Since, by the i.i.d. assumption, \(\epsilon _{i}^{C}\left( k\right) \) is independent of \(\epsilon _{i}^{R}\left( k^{\prime }\right) \) and \(\epsilon _{im}^{C}\left( k^{\prime }\right) ,\) it is easy to see that this expectation will only be a function of profit indices, \(\overline{\pi } _{i}=\left\{ \overline{\pi }_{i}^{1},\overline{\pi }_{i}^{2},...,\overline{ \pi }_{i}^{K}\right\} .\)

In other words,

$$ E\left( \omega _{i}^{R}\left( k\right) |\epsilon _{i}^{R}\left( k\right) \geq \Delta \tilde{\pi}_{i}^{k}+\Delta \epsilon _{i}^{k}+\epsilon _{i}^{C}\left( k\right) ,\overline{\pi }_{i}\right) =\Lambda _{k}\left( \overline{\pi }_{i}\right) $$

where Λ k is some unknown function.
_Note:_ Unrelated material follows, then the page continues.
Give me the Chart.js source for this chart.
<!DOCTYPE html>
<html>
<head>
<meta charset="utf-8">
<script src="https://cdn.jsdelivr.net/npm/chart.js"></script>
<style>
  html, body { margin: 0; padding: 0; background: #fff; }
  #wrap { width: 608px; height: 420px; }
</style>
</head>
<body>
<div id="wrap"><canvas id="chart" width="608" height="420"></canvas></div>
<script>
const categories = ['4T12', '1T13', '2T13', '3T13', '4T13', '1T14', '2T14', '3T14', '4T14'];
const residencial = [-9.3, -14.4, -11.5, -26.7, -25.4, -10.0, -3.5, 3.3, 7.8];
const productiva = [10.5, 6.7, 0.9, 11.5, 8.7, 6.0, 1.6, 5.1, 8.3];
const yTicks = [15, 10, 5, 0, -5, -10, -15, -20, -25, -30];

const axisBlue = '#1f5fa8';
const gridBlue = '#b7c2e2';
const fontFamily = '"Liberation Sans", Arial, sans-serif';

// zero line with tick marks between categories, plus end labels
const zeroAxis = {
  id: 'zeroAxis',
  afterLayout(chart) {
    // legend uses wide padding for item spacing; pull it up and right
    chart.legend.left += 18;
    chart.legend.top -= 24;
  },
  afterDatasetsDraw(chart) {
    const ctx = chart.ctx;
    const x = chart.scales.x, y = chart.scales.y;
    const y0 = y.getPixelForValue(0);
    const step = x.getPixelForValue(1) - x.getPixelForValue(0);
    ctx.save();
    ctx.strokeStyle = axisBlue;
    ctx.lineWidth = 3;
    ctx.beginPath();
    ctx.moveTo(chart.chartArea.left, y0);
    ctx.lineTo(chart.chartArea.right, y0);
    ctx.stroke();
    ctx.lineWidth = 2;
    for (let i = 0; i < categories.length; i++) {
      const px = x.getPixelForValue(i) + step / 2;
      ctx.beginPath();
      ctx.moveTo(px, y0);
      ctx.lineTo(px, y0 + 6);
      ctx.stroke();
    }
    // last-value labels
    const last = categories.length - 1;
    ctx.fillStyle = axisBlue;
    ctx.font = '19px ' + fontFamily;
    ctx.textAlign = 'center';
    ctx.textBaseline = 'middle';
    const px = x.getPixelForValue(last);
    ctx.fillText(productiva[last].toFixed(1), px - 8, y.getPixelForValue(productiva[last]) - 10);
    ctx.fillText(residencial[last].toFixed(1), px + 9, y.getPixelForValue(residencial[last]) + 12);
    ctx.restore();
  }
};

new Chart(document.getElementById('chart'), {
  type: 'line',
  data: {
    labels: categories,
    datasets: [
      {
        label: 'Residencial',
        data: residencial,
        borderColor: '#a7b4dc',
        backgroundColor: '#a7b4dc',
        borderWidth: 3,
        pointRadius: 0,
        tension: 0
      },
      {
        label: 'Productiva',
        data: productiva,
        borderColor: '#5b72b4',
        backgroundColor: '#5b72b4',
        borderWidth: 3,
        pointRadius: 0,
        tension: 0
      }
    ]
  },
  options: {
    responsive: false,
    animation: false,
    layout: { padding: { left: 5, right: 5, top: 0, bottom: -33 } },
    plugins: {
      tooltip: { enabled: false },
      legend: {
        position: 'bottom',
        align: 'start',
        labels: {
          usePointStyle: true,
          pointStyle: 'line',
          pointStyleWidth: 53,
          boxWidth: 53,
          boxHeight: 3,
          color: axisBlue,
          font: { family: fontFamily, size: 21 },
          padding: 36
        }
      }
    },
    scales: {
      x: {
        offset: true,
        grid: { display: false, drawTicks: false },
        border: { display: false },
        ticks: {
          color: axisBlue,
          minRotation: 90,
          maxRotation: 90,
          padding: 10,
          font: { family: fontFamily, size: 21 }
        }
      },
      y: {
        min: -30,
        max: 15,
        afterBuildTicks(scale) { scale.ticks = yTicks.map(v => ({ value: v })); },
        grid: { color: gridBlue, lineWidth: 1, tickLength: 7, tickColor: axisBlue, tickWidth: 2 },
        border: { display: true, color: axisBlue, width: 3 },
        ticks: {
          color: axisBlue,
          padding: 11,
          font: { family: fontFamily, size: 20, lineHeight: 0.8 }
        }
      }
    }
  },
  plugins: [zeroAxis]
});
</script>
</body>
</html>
Given the one to one correspondence between \(\overline{\pi }_{i}\) and P i this can equivalently be expressed as,

$$ E\left( \omega _{i}^{R}\left( k\right) |\epsilon _{i}^{R}\left( k\right) \geq \Delta \tilde{\pi}_{i}^{k}+\Delta \epsilon _{i}^{k}+\epsilon _{i}^{C}\left( k\right) ,\overline{\pi }_{i}\right) =\Lambda _{k}\left( \mathbf{P}_{i}\right) $$

where we have abused notation slightly in using Λ(·) to represent both functions. The selectivity corrected regression can then be run as

$$ R_{i}^{k}\left( \mathbf{s,a};\theta _{R}^{k}\right) =R\left( \mathbf{s,a} ;\theta _{R}^{k}\right) +\Lambda _{k}\left( \widehat{\mathbf{P}}_{i}\right) + \tilde{\omega}_{i}^{R}\left( k\right) $$

where \(\Lambda _{k}\left( \mathbf{z}\right) \) is a function of the vector z, and \(\widehat{\mathbf{P}}_{i}\) is a consistent estimator of P i and \(\tilde{\omega}_{i}^{R}\left( k\right) \) is a homoskedastic, mean zero error term. In practice the function Λ k can be approximated by standard methods (polynomial series, splines, etc.)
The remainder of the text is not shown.